Public Leaderboard Benchmarks AI Agent Performance
The MCPMark leaderboard now provides public, comparative benchmarking for AI agent server implementations. The leaderboard tracks metrics such as pass rates, token usage, and cost per run, offering transparency that helps developers evaluate the real-world performance and cost-effectiveness of different agent platforms.

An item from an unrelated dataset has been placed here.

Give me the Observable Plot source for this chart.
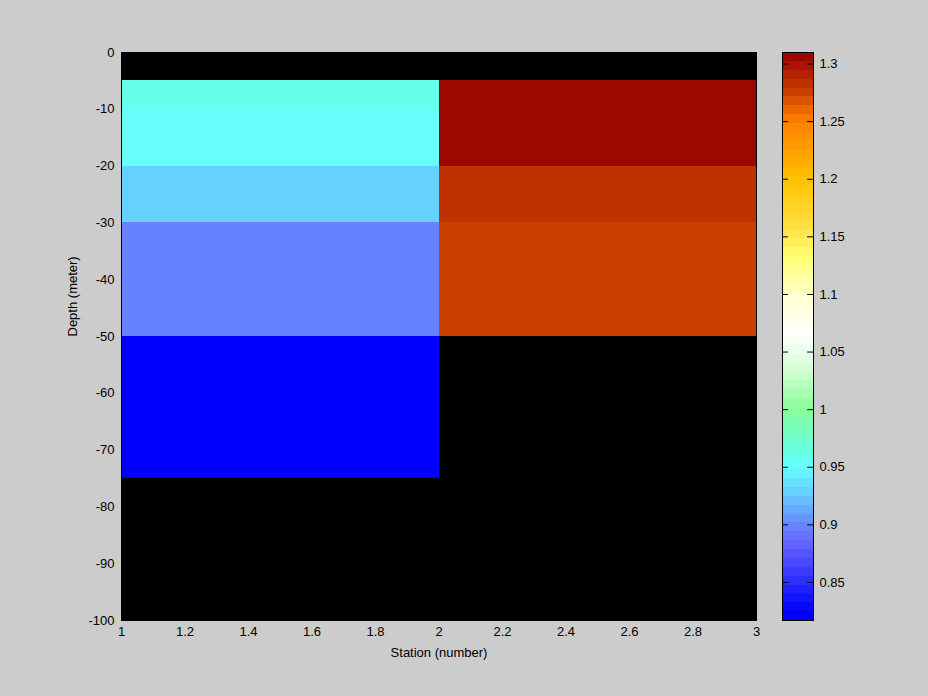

- The MCPMark benchmark was collaboratively developed by EVAL SYS, LobeHub, and the National University of Singapore (NUS) to stress-test AI agents in realistic environments. - Unlike benchmarks that use simulated environments, MCPMark evaluates agents on 127 real-world tasks involving tools like PostgreSQL, GitHub, Notion, and the Playwright browser automation framework. - Tasks are designed to test a full range of operations beyond simple data retrieval, including creating a CI workflow, updating a database, or deleting project files. - The benchmark highlights the current limitations of even top-tier models; the best-performing model, gpt-5-medium, only achieved a 52.56% pass rate, while other prominent models fell below 30%. - Cost-effectiveness is a key metric, with the leaderboard revealing significant differences; for instance, the Qwen-3-Coder model delivered a success rate comparable to a leading competitor at roughly one-third of the per-run cost. - This public benchmarking arrives as the cost of running AI agents becomes a critical factor for businesses, with typical monthly expenses ranging from $1,000 to over $5,000, driven by API calls and token usage. - MCPMark is part of a broader ecosystem of specialized AI agent evaluations, which includes SWE-bench for resolving GitHub issues and WebArena for browser-based task completion. - The project is open-source (Apache-2.0 license) and uses a human-AI collaborative pipeline to design and refine its challenging tasks, each of which includes an automated script for objective verification.